Egg: Nature’s Perfect Package. By Robin Page and Steve Jenkins. Illustrations by Steve Jenkins. Houghton Mifflin Harcourt. $16.99.

     It is always a pleasure to find books that communicate their messages easily, quickly and with charm – in both words and illustrations. Of course, those messages must be simple-to-understand ones for young readers, but “simple” is not the same as “simplistic,” and the themes of well-done books for ages 3-8 (more or less) retain their importance for children in later years. Stick and Stone, for example, is simply about friendship and how friends help each other, but it is also about helping people who may not be friends – but could perhaps become friends someday. Stick and Stone are just that, a stick and a stone, with dots for eyes and simply drawn mouths – yet Tom Lichtenheld manages to make them attractive and to give them personality even though you might think he has little to work with in Beth Ferry’s story. Ferry starts the book when Stick and Stone are on their own (yes, the story rhymes, although that specific rhyme is not in it). They are both lonely, looking like a zero and a one; but then they meet and play together, even though Pinecone makes fun of Stone – that is, until Stick tells Pinecone to stop, and Pinecone stomps off. Stick and Stone develop a growing friendship after Stick helps Stone – and then, after a windstorm that blows both Stick and Pinecone away (leaving Stone behind), Stone is alone again…but this time determined to find Stick. He rolls along until he eventually does – Stick is stuck upside-down in a puddle – and by leaping into the water and making a great splash, Stone rescues Stick, returning the favor that Stick did for him, and even earning an apology from Pinecone at the end. In a neat touch, the two friends who looked like a zero and one are shown standing together, “a perfect 10.” And the message about friendship rings true quite clearly.
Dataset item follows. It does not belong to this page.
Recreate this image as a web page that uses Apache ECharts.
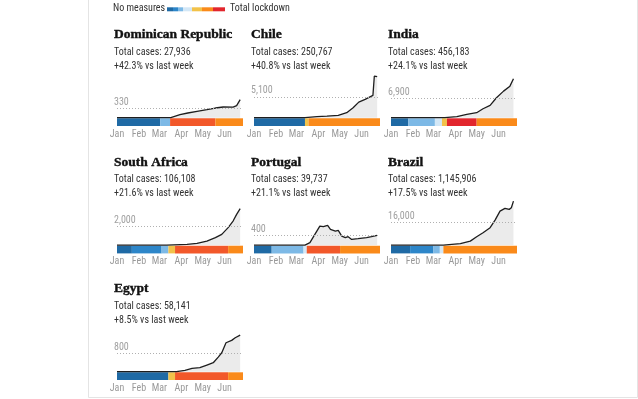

     The message in Dev Petty’s I Don’t Want to Be a Frog is that sometimes you just have to be what you are, even if you don’t want to – and there may be hidden advantages of which you are not yet aware. Young Frog wants to be just about any animal except a frog, repeatedly telling his father what he prefers to be instead. He first chooses a cat, but his dad points out that he can’t be a cat, because he’s a frog. So he decides to be a rabbit – after all, he can hop – but his father says he doesn’t have long ears, and besides, he’s a frog. Still, the young frog keeps complaining: being a frog is too wet, too slimy, and involves too much bug eating. No, he cannot be a pig or an owl, either, he is told. But then, who should show up but the neighborhood wolf – who hears the animals that Frog wants to be and comments that he loves eating all of them and “might just go gobble some up right now.” But, he says, there is one thing he never eats: frogs – because they are too wet, too slimy and too full of bugs. So it turns out that there are some very definitely good things about being a frog after all. Mike Boldt’s broadly conceived and highly amusing illustrations (including one of a lunch bag labeled as being packed with “2 dozen premium quality organic badgers”) neatly complement Petty’s text, and again there is a clear message here: you might as well figure out what’s good about being yourself, because “yourself” is what you are going to be.
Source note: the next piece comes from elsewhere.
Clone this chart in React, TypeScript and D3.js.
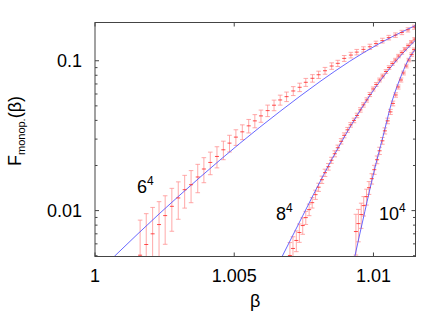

     Frogs are among the many animals that lay eggs, and they are therefore among the many included in a nonfiction, somewhat more complex book that is nevertheless brief and to the point. This is Egg: Nature’s Perfect Package, by Robin Page and Steve Jenkins. Kids who only know about eggs from the market and refrigerator will be fascinated to learn that almost every animal begins life as an egg – humans included. They will see well-conceived, well-drawn illustrations of little and big eggs, learning that “sometimes big animals lay big eggs, but not always. The egg of the kiwi, a bird smaller than a chicken, is thousands of times larger than the egg of a giant squid.” They will find out some of the fascinating places where animals lay their eggs: inside an acorn (the acorn weevil), on shore at high tide (fish called grunion), on a leaf overhanging the water (another fish, the splash tetra), and on a bare tree branch (the white tern, which lives where there are no egg-eating animals). The book explains about animals that lay very few eggs and ones that lay many (the fish tapeworm may lay seven billion of them in its lifetime). Page and Jenkins look at some egg eaters, and the strategies they use to get the nutrients out of the shell. And they discuss protective strategies against those egg eaters, from some amazing forms of camouflage to close monitoring of the eggs by one parent or both. Even adults will likely be amazed at some of the information here: warmer eggs in an alligator nest produce males, while cooler ones produce females; a mother platypus (one of two egg-laying mammals) keeps her eggs warm by “clutching them between her body and her tail”; the kiwi has to kick its way out of its shell, which is particularly thick; the eggs of brine shrimp can remain dormant for 50 years, then hatch when water temperature and salinity are just right. The book ends by portraying actual in-egg developmental stages, shown life-size, of a chicken and an alligator, and giving more-detailed information on 54 animals shown in the book as a kind of appendix. Egg: Nature’s Perfect Package conveys not only science but also a sense of wonder – kids who read it (and their parents) may never look at the mundane packaged-by-the-dozen chicken egg in quite the same way again.